A concorrência entre religiões afro-brasileiras e cultos neopentecostais é, assim, evidente. Concorrem pelas mesmas almas e o recurso a fórmulas mágicas é comum a ambas.

Segundo "Fé e Fúria", no entanto, existe no Brasil não propriamente uma guerra entre religiões, mas a guerra de uma determinada igreja, a neopentecostal, contra as religiões afro-brasileiras.

Nessa disputa, os cultos de matriz africana seriam perseguidos sistematicamente, ao menos em Belo Horizonte e no Rio de Janeiro, os locais de filmagem do documentário.

Daí, o filme destaca caráter agressivamente proselitista do neopentecostalismo. Ao vivo ou pela TV existe a necessidade de conquistar novos adeptos para Jesus —aliás, herança do catolicismo.
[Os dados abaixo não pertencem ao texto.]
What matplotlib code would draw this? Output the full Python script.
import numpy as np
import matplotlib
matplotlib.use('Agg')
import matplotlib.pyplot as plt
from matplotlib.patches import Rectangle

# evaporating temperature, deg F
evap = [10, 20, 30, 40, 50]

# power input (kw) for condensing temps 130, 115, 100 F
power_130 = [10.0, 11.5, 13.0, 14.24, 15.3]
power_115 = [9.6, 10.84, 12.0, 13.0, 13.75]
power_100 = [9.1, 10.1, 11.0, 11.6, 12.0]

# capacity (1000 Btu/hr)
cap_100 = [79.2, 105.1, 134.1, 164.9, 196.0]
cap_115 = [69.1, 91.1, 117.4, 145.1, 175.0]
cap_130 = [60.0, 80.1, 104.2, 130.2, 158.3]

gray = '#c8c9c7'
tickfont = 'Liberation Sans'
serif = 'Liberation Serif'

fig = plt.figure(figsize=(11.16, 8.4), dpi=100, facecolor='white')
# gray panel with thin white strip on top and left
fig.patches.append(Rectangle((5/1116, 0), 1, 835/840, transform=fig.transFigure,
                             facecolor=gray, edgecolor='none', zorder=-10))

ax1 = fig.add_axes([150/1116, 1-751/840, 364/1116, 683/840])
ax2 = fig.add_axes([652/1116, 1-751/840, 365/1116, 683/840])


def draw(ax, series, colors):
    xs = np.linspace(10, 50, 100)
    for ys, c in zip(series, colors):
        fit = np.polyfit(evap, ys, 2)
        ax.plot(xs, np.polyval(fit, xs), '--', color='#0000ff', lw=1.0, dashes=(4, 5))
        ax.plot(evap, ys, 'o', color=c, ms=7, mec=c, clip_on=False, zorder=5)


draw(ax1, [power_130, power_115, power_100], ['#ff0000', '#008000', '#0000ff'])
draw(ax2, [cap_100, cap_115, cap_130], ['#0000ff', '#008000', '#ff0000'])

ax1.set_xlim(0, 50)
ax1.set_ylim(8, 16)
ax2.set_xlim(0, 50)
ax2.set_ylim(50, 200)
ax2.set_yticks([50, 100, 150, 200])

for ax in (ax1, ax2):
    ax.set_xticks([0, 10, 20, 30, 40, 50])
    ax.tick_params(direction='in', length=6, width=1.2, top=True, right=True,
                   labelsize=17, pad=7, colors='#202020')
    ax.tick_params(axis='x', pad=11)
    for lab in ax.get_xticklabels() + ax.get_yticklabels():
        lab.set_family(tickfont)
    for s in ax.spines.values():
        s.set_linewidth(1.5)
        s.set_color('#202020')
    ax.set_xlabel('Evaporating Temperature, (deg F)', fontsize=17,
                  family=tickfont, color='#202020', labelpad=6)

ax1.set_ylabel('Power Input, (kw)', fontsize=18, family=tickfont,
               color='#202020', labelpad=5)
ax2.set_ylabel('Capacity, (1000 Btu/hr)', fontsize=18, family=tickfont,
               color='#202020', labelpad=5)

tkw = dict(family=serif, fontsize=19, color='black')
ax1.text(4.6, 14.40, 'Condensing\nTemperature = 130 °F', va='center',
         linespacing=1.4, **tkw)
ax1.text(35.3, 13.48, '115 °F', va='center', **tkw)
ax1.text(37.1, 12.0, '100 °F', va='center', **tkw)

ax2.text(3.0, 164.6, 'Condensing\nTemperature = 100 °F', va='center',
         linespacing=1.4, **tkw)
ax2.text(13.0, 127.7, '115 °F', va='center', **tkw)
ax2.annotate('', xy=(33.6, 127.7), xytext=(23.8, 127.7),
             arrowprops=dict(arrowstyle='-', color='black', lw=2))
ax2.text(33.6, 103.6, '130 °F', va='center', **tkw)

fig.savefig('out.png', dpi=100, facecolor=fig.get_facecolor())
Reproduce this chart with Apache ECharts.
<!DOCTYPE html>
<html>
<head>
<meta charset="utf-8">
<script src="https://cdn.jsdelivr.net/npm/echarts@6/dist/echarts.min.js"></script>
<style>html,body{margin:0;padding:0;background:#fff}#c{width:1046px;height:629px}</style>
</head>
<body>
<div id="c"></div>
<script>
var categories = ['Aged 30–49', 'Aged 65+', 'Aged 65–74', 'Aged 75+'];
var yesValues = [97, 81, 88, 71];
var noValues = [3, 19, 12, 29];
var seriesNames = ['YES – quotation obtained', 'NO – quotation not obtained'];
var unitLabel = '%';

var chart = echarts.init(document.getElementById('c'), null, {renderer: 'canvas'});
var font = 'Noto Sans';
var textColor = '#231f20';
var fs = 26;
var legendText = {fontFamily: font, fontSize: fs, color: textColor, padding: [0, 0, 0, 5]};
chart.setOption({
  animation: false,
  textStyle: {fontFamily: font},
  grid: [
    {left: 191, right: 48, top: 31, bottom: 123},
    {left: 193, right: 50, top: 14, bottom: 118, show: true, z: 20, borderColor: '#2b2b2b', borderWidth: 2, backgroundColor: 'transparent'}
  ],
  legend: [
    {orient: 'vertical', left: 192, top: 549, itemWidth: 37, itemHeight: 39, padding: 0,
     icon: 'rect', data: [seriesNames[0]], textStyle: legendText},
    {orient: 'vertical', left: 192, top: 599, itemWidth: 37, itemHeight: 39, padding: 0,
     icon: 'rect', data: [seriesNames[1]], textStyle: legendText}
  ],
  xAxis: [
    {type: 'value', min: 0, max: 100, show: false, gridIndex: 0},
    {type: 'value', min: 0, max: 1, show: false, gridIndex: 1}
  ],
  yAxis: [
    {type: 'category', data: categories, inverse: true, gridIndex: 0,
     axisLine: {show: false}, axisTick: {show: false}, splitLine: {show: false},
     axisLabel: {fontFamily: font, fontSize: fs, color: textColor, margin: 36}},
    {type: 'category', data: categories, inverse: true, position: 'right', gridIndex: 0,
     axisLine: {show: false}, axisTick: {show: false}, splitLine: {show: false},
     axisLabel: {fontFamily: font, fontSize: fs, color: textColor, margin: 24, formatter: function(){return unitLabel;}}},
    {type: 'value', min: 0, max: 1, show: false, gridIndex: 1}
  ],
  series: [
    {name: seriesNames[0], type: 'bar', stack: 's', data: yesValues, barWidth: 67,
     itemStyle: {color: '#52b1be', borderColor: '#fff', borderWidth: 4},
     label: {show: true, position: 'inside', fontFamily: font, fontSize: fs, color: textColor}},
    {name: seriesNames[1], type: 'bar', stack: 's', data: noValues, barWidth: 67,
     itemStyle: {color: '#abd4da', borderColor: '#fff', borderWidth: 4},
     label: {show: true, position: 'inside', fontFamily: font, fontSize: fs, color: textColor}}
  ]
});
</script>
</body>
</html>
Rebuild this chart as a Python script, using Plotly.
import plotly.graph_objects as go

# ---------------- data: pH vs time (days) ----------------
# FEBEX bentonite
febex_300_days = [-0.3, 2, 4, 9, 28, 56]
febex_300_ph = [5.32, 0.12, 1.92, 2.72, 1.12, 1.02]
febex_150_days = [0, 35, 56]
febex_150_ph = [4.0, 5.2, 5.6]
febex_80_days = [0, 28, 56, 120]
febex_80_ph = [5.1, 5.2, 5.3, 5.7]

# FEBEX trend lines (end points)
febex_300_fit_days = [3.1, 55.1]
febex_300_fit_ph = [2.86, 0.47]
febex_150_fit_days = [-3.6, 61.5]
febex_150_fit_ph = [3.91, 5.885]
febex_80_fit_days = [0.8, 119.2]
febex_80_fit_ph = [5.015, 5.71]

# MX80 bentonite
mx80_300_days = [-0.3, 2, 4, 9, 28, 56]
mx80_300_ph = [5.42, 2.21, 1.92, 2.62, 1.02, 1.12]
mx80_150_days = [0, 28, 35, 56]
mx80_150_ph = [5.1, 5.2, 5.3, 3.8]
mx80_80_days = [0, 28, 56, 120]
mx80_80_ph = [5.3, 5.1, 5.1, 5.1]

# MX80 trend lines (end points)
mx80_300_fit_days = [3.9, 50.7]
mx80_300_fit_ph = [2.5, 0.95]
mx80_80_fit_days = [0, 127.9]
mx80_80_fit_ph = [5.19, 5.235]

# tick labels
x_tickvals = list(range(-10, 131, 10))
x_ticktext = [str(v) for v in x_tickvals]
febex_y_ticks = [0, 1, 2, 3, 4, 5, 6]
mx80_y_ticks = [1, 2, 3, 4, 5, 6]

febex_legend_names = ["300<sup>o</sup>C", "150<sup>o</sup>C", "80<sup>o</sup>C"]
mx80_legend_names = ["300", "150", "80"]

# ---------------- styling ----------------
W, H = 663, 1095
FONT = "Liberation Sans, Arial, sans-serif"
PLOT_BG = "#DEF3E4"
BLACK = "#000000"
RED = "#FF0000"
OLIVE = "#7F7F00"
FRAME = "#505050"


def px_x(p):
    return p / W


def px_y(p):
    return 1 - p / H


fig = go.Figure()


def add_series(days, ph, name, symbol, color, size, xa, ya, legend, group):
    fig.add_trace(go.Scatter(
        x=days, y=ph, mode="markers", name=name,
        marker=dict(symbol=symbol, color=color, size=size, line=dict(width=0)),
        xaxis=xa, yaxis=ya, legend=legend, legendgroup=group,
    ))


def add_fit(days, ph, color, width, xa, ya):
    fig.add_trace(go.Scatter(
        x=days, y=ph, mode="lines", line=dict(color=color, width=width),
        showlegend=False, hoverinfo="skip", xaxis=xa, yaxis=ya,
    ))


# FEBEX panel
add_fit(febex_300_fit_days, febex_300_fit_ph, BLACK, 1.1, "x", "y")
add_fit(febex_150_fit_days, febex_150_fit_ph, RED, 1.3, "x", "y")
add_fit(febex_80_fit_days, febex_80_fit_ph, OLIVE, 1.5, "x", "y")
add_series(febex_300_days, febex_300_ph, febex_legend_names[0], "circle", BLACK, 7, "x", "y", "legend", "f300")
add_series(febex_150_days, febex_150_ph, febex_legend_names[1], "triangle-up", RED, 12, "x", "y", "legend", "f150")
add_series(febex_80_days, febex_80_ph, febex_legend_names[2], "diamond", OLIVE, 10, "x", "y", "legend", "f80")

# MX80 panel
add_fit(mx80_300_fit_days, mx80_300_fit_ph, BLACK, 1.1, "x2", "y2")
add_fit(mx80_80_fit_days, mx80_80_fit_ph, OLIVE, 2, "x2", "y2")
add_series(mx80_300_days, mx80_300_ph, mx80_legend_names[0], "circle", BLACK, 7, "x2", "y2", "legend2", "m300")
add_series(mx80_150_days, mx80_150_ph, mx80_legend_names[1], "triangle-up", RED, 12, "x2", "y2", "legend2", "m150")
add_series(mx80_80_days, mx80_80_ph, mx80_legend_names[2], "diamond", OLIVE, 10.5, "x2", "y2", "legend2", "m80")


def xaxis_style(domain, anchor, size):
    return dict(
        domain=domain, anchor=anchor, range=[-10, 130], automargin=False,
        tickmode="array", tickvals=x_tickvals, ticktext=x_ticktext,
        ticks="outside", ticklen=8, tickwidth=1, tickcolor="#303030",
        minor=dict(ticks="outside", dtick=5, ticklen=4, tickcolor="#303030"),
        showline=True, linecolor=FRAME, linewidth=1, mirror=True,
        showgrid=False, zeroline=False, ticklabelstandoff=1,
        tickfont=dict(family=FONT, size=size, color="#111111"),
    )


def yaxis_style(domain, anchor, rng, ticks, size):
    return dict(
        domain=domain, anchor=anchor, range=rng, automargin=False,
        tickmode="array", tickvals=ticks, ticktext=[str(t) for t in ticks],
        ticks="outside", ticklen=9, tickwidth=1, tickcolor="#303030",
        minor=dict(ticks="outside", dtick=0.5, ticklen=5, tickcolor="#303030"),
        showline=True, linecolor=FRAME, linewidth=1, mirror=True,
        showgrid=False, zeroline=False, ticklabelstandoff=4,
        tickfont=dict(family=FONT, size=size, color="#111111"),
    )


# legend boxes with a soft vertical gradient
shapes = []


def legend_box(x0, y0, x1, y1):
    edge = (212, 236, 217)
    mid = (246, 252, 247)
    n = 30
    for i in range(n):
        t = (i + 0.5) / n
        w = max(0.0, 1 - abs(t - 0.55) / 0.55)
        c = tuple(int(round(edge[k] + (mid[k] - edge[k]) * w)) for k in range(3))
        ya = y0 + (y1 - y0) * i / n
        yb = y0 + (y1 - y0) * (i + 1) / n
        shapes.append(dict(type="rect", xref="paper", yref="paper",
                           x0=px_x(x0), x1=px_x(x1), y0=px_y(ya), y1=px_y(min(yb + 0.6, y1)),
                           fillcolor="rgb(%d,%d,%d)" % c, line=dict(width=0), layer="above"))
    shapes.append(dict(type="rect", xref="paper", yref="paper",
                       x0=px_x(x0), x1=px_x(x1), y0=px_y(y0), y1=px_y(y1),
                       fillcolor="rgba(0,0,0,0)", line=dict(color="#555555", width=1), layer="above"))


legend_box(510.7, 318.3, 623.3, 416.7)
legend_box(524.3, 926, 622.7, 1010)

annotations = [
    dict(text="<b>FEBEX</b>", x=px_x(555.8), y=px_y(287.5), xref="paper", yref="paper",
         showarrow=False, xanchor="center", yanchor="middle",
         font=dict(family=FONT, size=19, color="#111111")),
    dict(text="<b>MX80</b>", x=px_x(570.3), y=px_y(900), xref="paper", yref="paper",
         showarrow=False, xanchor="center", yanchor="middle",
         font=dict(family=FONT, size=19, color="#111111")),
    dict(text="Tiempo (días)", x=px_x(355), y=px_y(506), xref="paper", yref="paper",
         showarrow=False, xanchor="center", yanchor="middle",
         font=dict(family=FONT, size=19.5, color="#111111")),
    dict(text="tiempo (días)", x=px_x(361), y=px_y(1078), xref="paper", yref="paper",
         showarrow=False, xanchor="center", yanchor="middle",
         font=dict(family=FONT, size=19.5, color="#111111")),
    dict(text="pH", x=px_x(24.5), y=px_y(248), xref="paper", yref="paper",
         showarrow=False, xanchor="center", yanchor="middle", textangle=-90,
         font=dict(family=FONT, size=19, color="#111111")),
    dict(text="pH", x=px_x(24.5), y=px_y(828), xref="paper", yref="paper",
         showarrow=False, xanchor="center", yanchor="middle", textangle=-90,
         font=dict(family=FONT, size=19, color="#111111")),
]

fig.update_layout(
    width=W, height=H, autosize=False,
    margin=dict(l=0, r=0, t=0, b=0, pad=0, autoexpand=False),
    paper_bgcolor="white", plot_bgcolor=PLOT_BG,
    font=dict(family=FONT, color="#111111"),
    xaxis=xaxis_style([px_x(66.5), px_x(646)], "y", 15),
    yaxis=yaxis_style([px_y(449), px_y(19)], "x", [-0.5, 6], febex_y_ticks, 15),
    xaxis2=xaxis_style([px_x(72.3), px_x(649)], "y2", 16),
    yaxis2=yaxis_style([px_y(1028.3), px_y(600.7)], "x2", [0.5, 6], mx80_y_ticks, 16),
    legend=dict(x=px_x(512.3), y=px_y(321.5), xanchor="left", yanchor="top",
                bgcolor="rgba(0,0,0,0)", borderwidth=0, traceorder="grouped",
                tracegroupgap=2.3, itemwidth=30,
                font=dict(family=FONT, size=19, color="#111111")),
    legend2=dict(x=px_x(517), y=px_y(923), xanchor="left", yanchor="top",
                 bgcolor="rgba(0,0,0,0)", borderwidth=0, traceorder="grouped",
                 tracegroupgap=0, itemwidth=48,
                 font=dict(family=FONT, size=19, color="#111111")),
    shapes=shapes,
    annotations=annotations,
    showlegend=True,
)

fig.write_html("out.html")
Como tem por alvo uma maioria de pessoas pobres —ou, como se diz na era neoliberal, vulneráveis—, parece claro que os adeptos dos cultos afro sejam assediados.

Esse assédio se torna mais grave quando é associado à polícia, ao tráfico ou às milícias, conforme afirmam alguns pais de santo. Um crente negro seria mais respeitado por policiais ou milicianos do que outros.

De resto, os pastores exigem uma devoção total dos crentes para que atinjam seus objetivos. O maior deles seria, a julgar por alguns testemunhos, não ser tomado pelos demônios com que são confrontados em tempo integral.

O terrível imaginário que frequenta a periferia ou as favelas das grandes cidades hoje parece dominado por ideias do gênero, cuja expansão atualmente passaria por atormentar, ameaçar e mesmo destruir os locais de culto ditos espíritas.

Líderes neopentecostais —no Congresso Nacional ou assemelhados— não escondem o objetivo final de instalar uma república cristã no Brasil, o que supõe, a médio prazo, a submissão mesmo do catolicismo.

Essa é outra questão de se depreende deste documentário de feitura tradicional, baseado essencialmente em depoimentos. Mas lança questões importantes seja quanto à vinculação entre política e religião, seja quanto à intolerância religiosa.

Um assunto que interessará diretamente a antropólogos e cientistas políticos, mas que implica, com certeza, qualquer cidadão.